HIV/NCDs pose major threat for Botswana

Chief Executive Officer of the African Comprehensive HIV/AIDS Partnerships (ACHAP), Dr Jerome Mafeni has warned against ignoring the link between HIV/AIDS and Non-Communicable Diseases (NCDs) as the country faces the double burden of the killer diseases.


Addressing a public lecture at the University of Botswana Conference Centre, Dr Mafeni pointed out that NCD’s, once thought of as a “rich people’s problem,” were also rising fast in the country’s rural areas where people’s diets have not changed for the past 50 years.“What we also need to appreciate is that while early on, in the AIDS epidemic, people infected with the virus often lost a dangerous amount of weight, today, they are facing the opposite problem partly because of complications caused by life saving drugs they are taking. Many who have HIV, but not full-blown AIDS, are struggling with obesity,” he said. Besides having the third largest HIV population in the world, Botswana is also one of the fattest nations on the continent.
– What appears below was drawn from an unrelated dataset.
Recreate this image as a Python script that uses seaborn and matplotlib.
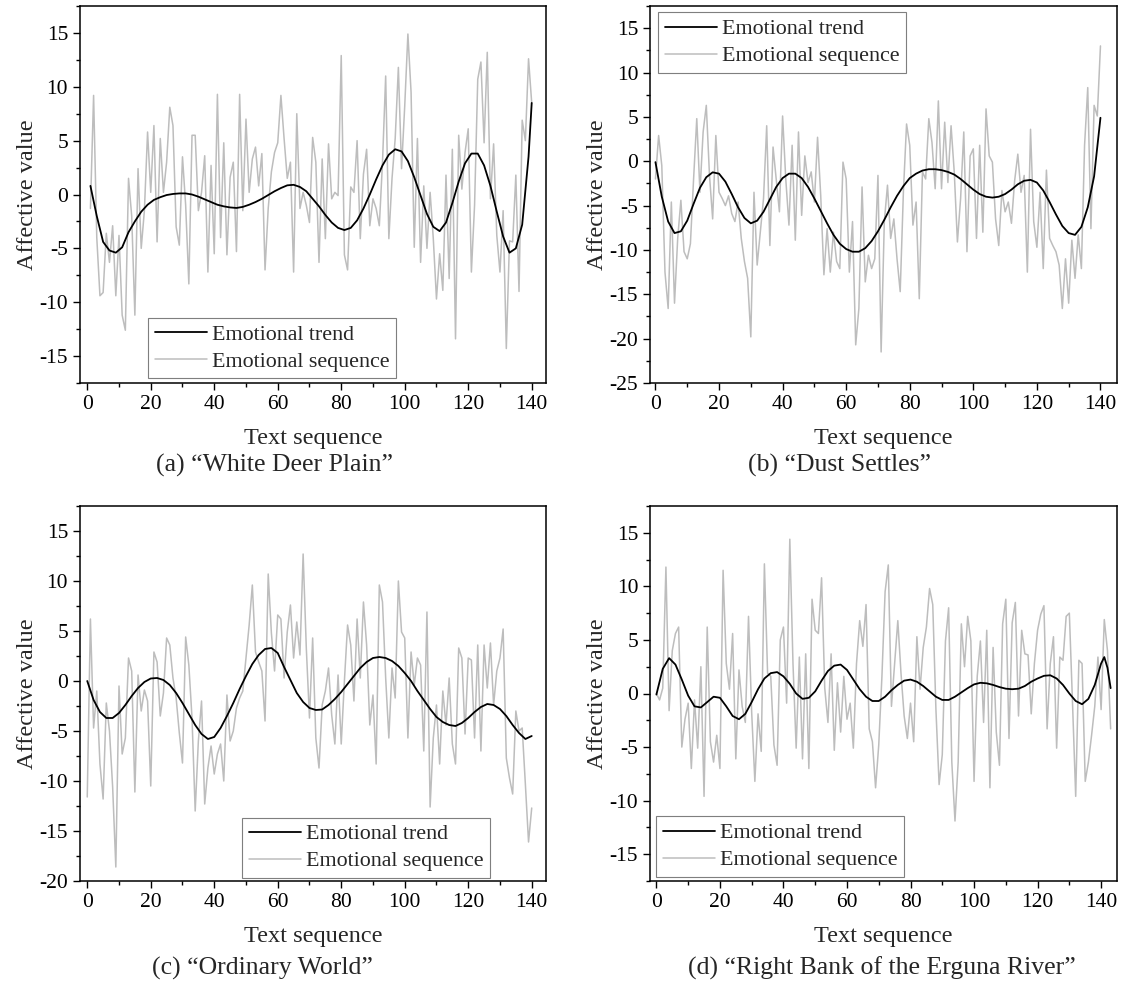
import numpy as np
import matplotlib
matplotlib.use("Agg")
import matplotlib.pyplot as plt
from matplotlib.ticker import MultipleLocator
import seaborn as sns

# emotional sequences (raw affective value per text unit)
seq_a = [-1.3, 9.2, -4.0, -9.4, -9.1, -3.6, -6.3, -2.9, -9.4, -3.8,
         -11.2, -12.6, 1.5, -2.0, -11.2, 2.4, -5.0, -1.5, 5.8, 0.2,
         6.4, -4.4, 5.2, 0.2, 3.0, 8.1, 6.4, -3.0, -4.7, 3.5,
         -1.0, -8.3, 5.5, 5.5, -1.5, 0.2, 3.6, -7.2, 2.7, -5.5,
         9.3, -4.0, 4.8, -5.6, 1.6, 3.0, -5.3, 9.3, -1.5, 7.0,
         0.2, 3.3, 4.4, 0.8, 3.8, -7.0, -1.3, 2.1, 3.9, 4.8,
         9.2, 5.2, 1.5, 3.0, -7.2, 7.5, -1.3, 0.2, -1.0, -2.6,
         5.3, 3.0, -6.3, 3.3, -4.1, 4.7, -0.4, 0.2, -0.1, 12.9,
         -5.6, -7.0, 0.7, 0.2, 5.0, -4.1, 1.9, 4.2, -2.9, -0.4,
         -1.3, -2.9, 3.0, 11.0, -4.1, 1.5, 5.2, 11.8, 2.4, 8.2,
         14.9, 9.5, -4.9, 5.2, -6.3, 0.8, -5.0, 0.2, -4.1, -9.7,
         -5.5, -8.9, 1.8, -7.8, 4.2, -13.4, 5.5, 0.5, 3.9, 6.1,
         -7.2, -1.0, 10.7, 12.3, 4.8, 13.2, -0.4, 4.7, -3.8, -7.2,
         -1.5, -14.3, -4.3, -4.4, 1.8, -9.0, 6.9, 5.0, 12.6, 8.5]

seq_b = [-2.0, 2.9, -0.5, -12.5, -16.6, -4.6, -16.0, -8.7, -4.4, -10.2,
         -11.0, -9.3, -2.0, 4.8, -3.5, 3.3, 6.3, -1.6, -6.5, 2.9,
         -3.5, -4.2, -5.0, -3.9, -5.9, -6.8, -4.6, -8.7, -11.3, -13.2,
         -19.8, -3.5, -11.7, -8.0, -4.2, 4.0, -9.5, 1.6, -2.0, -5.7,
         5.1, -2.0, -7.2, 1.8, -8.9, 3.3, -6.1, 0.6, -2.4, -1.2,
         -4.6, 2.7, -3.9, -12.8, -7.6, -12.5, -8.0, -11.3, -12.1, -0.1,
         -2.0, -12.5, -6.8, -20.7, -16.6, -2.9, -13.6, -10.6, -12.1, -11.0,
         -1.6, -21.5, -6.8, -2.7, -8.7, -6.5, -11.0, -14.7, -3.5, 4.2,
         1.8, -7.2, -4.6, -15.5, -1.2, -2.0, 4.8, 2.1, -3.1, 6.8,
         -3.1, 4.4, -2.4, 4.0, -1.2, -9.1, -4.2, 3.3, -10.2, 0.6,
         1.4, -8.7, 1.8, -8.0, 5.9, 0.6, -0.1, -6.5, -9.5, -3.3,
         -5.7, -4.6, -7.0, -2.2, 0.8, -3.5, -1.6, -12.5, 3.6, -6.8,
         -9.7, -3.5, -12.1, -1.0, -8.7, -9.5, -10.2, -11.7, -16.6, -11.0,
         -16.0, -8.9, -13.2, -8.3, -12.1, 1.8, 8.3, -7.6, 6.3, 5.1, 13.0]

seq_c = [-11.6, 6.2, -4.7, -1.0, -8.3, -11.8, -2.2, -5.0, -10.6, -18.6,
         -0.5, -7.3, -5.7, 2.3, 1.0, -11.1, 0.6, -3.0, -0.9, -2.0,
         -10.5, 2.9, 1.9, -3.5, -1.2, 4.3, 3.6, 0.3, -1.7, -5.2,
         -8.2, 4.4, 1.6, -3.7, -13.0, -6.0, -2.0, -12.3, -8.7, -6.5,
         -9.3, -7.3, -6.3, -10.0, -1.4, -6.0, -5.0, -2.7, -1.7, -1.0,
         2.3, 5.6, 9.6, 2.9, 1.9, 1.0, -4.0, 10.7, 4.8, 1.0,
         6.6, 6.2, 0.3, 4.9, 7.6, 2.3, 5.9, 2.6, 12.7, 3.3,
         -3.7, 4.3, -5.7, -8.7, -2.4, -1.0, 1.3, -3.4, -6.3, 0.6,
         -6.3, 0.0, 5.6, 3.6, -2.0, 6.2, 0.3, 7.9, 3.6, -4.4,
         -1.4, -8.3, 9.6, 7.9, 0.3, -5.7, 1.3, -1.7, 10.0, 4.9,
         4.3, -5.7, 2.9, -0.4, 2.3, 1.6, -7.0, 6.9, -12.6, -5.7,
         -2.4, -8.3, -1.0, -4.4, 0.3, -6.3, -8.3, 3.3, 2.3, -5.3,
         2.3, 2.1, -5.7, 3.6, -7.0, 3.6, -0.7, 3.8, -2.4, 1.0,
         2.3, 5.2, -7.7, -9.7, -11.3, -3.0, -5.0, -4.7, -10.3, -16.1, -12.7]

seq_d = [0.0, -0.6, 0.5, 11.8, -1.6, 4.0, 5.6, 6.2, -5.0, -2.4,
         -0.9, -7.0, -0.6, -5.1, 2.5, -9.6, 6.2, -4.5, -6.4, -3.9,
         -7.0, 11.5, 2.8, 0.4, 5.6, -6.1, 2.2, -1.2, -2.7, 7.2,
         -1.8, -8.2, -1.9, -5.4, 12.1, 1.9, 1.6, -4.8, -6.7, 5.0,
         6.2, -0.9, 14.4, 2.8, -5.1, 3.4, -6.1, 3.7, -7.0, 8.8,
         5.9, 5.6, 10.8, 0.5, -2.7, 3.7, -5.3, 1.0, -3.6, 1.6,
         -2.4, -0.9, -5.1, 2.8, 6.8, 4.4, 8.3, -3.3, -4.5, -8.8,
         -4.8, 1.6, 9.5, 12.0, -1.2, 2.8, 6.8, 1.9, -2.1, -4.2,
         -0.9, -4.5, 5.3, 0.4, 4.3, 6.2, 9.8, 8.3, -1.5, -8.5,
         -5.7, 4.9, 8.0, -6.4, -11.9, -6.4, 6.5, 2.5, 7.2, 4.9,
         -8.2, 1.6, 4.9, -2.7, 5.9, -8.8, 4.3, -3.6, -6.7, 6.5,
         8.8, -4.2, 6.6, 8.5, -2.1, 5.9, 3.7, 3.6, -1.9, 2.8,
         5.9, 7.4, 8.2, -3.3, 2.8, 5.3, -5.1, 3.4, 3.1, 7.2,
         7.5, -0.9, -9.6, 3.1, 2.8, -8.2, -6.4, -3.9, -1.2, 3.4,
         -1.5, 6.9, 4.0, -3.3]

# emotional trends (smoothed curve), sampled every 2 text units
trend_a = [0.8, -2.0, -4.4, -5.2, -5.4, -4.9, -3.5, -2.5, -1.6, -0.95,
           -0.5, -0.25, -0.05, 0.05, 0.1, 0.1, 0.0, -0.2, -0.45, -0.7,
           -0.95, -1.1, -1.2, -1.25, -1.15, -0.95, -0.7, -0.4, -0.05, 0.3,
           0.6, 0.85, 0.9, 0.7, 0.3, -0.4, -1.1, -1.9, -2.6, -3.1,
           -3.3, -3.1, -2.4, -1.3, 0.0, 1.4, 2.7, 3.7, 4.2, 4.0,
           3.1, 1.6, -0.1, -1.8, -3.0, -3.4, -2.6, -0.8, 1.2, 2.9,
           3.8, 3.8, 2.7, 0.8, -1.6, -3.9, -5.4, -5.0, -2.8, 3.5, 8.5]

trend_b = [-0.1, -4.0, -6.8, -8.1, -7.9, -6.7, -4.8, -3.0, -1.8, -1.25,
           -1.4, -2.3, -3.7, -5.2, -6.4, -7.0, -6.7, -5.7, -4.3, -2.9,
           -1.9, -1.4, -1.4, -1.9, -2.9, -4.2, -5.6, -7.0, -8.3, -9.3,
           -9.9, -10.2, -10.2, -9.8, -9.0, -7.9, -6.6, -5.2, -3.9, -2.8,
           -1.9, -1.4, -1.05, -0.9, -0.9, -1.0, -1.2, -1.5, -2.0, -2.6,
           -3.2, -3.7, -4.0, -4.1, -4.0, -3.7, -3.2, -2.6, -2.2, -2.1,
           -2.4, -3.3, -4.6, -6.0, -7.3, -8.1, -8.3, -7.4, -5.2, -1.7, 4.9]

trend_c = [0.0, -1.9, -3.1, -3.7, -3.7, -3.2, -2.4, -1.5, -0.7, -0.1,
           0.25, 0.3, 0.1, -0.4, -1.2, -2.2, -3.3, -4.4, -5.3, -5.8,
           -5.6, -4.7, -3.5, -2.2, -0.8, 0.5, 1.7, 2.6, 3.2, 3.3,
           2.8, 1.4, 0.1, -1.2, -2.1, -2.7, -2.9, -2.85, -2.4, -1.8,
           -1.1, -0.3, 0.5, 1.3, 1.9, 2.3, 2.4, 2.3, 2.0, 1.5,
           0.8, 0.0, -1.0, -1.9, -2.8, -3.6, -4.1, -4.4, -4.5, -4.2,
           -3.7, -3.1, -2.6, -2.3, -2.4, -2.8, -3.5, -4.4, -5.2, -5.8, -5.5]

trend_d = [-0.1, 2.3, 3.3, 2.7, 1.3, -0.2, -1.2, -1.3, -0.8, -0.3,
           -0.4, -1.2, -2.1, -2.4, -1.9, -0.8, 0.4, 1.4, 1.9, 2.0,
           1.6, 0.9, 0.0, -0.5, -0.4, 0.2, 1.2, 2.1, 2.6, 2.7,
           2.2, 1.3, 0.4, -0.3, -0.7, -0.7, -0.3, 0.3, 0.8, 1.2,
           1.3, 1.1, 0.7, 0.2, -0.3, -0.6, -0.6, -0.3, 0.1, 0.5,
           0.85, 1.0, 0.95, 0.8, 0.6, 0.45, 0.4, 0.45, 0.7, 1.1,
           1.4, 1.65, 1.7, 1.4, 0.8, 0.0, -0.7, -1.0, -0.5, 0.8,
           2.8, 3.4, 2.4, 0.5]

seq_start = [1, 0, 0, 0]
trend_x = [list(range(1, 140, 2)) + [140],
           list(range(0, 141, 2)),
           list(range(0, 141, 2)),
           list(range(0, 141, 2)) + [141, 142, 143]]
titles = ["(a) \u201cWhite Deer Plain\u201d", "(b) \u201cDust Settles\u201d",
          "(c) \u201cOrdinary World\u201d", "(d) \u201cRight Bank of the Erguna River\u201d"]
ylims = [(-17.5, 17.5), (-25, 17.5), (-20, 17.5), (-17.5, 17.5)]
xlims = [(-2.3, 144.5), (-1.7, 145.2), (-2.3, 144.5), (-2.0, 145.0)]
legend_anchor = [("lower left", (0.146, 0.013)), ("upper left", (0.017, 0.983)),
                 ("lower left", (0.348, 0.008)), ("lower left", (0.013, 0.011))]
# caption centres (figure fraction), captions sit under each panel
caption_xy = [(0.244, 0.535), (0.746, 0.535), (0.233, 0.032), (0.783, 0.032)]

sns.set_style("ticks")
plt.rcParams['font.family'] = ['Liberation Serif', 'DejaVu Serif']
plt.rcParams['axes.unicode_minus'] = False

fig = plt.figure(figsize=(11.26, 10), dpi=100)
boxes = [[0.0710, 0.617, 0.4139, 0.377], [0.5773, 0.617, 0.4147, 0.377],
         [0.0710, 0.119, 0.4139, 0.375], [0.5773, 0.119, 0.4147, 0.375]]

seqs = [seq_a, seq_b, seq_c, seq_d]
trends = [trend_a, trend_b, trend_c, trend_d]

for i in range(4):
    ax = fig.add_axes(boxes[i])
    xs = np.arange(seq_start[i], seq_start[i] + len(seqs[i]))
    sns.lineplot(x=xs, y=seqs[i], ax=ax, color='#bdbdbd', linewidth=1.1,
                 label='Emotional sequence')
    sns.lineplot(x=trend_x[i], y=trends[i], ax=ax, color='black', linewidth=1.3,
                 label='Emotional trend')
    ax.set_xlim(*xlims[i])
    ax.set_ylim(*ylims[i])
    ax.xaxis.set_major_locator(MultipleLocator(20))
    ax.xaxis.set_minor_locator(MultipleLocator(10))
    ax.yaxis.set_major_locator(MultipleLocator(5))
    ax.yaxis.set_minor_locator(MultipleLocator(2.5))
    ax.tick_params(which='major', direction='out', length=5, width=1, labelsize=15.5,
                   color='black', labelcolor='black')
    ax.tick_params(which='minor', direction='out', length=3, width=1, color='black')
    for s in ax.spines.values():
        s.set_visible(True)
        s.set_color('black')
        s.set_linewidth(1.1)
    ax.set_xlabel('Text sequence', fontsize=17.5, labelpad=10)
    ax.set_ylabel('Affective value', fontsize=17.5, labelpad=1)

    handles, labels = ax.get_legend_handles_labels()
    loc, anchor = legend_anchor[i]
    leg = ax.legend(handles[::-1], labels[::-1], loc=loc, bbox_to_anchor=anchor,
                    borderaxespad=0, fontsize=15.8, frameon=True, fancybox=False,
                    edgecolor='#7f7f7f', framealpha=1, handlelength=2.4,
                    handletextpad=0.2, labelspacing=0.3, borderpad=0.3)
    leg.get_frame().set_linewidth(0.8)

    cx, cy = caption_xy[i]
    fig.text(cx, cy, titles[i], ha='center', va='center', fontsize=18.5)

fig.savefig('out.png', dpi=100)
A recent Botswana Family Health Study shows that up to 70 percent of Batswana women and a third of men are overweight or obese, while quarter of girls and one in five boys between 2 and 14 years are overweight or obese.


Obesity is associated with Type 2 diabetes, heart disease, stroke, hypertension, joint pain and certain cancers.
“Some NCDs are related to HIV infection itself, and to the side effects of some of the medicines used to treat HIV infection,” Dr Mafeni explained. Furthermore, he said several opportunistic illnesses associated with HIV are NCDs, such as HIV-associated lymphoma and cervical cancer. He expressed concern that funds earmarked for the treatment of NCDs, in contrast, barely exist.


“It is a perfect public health storm that the government can’t address successfully without help from development partners.
“It would be a real shame for someone to survive dying from HIV/AIDS only to then die from a disease that is preventable,” he said, calling for a holistic and fearless approach when dealing with the ‘silent killers’.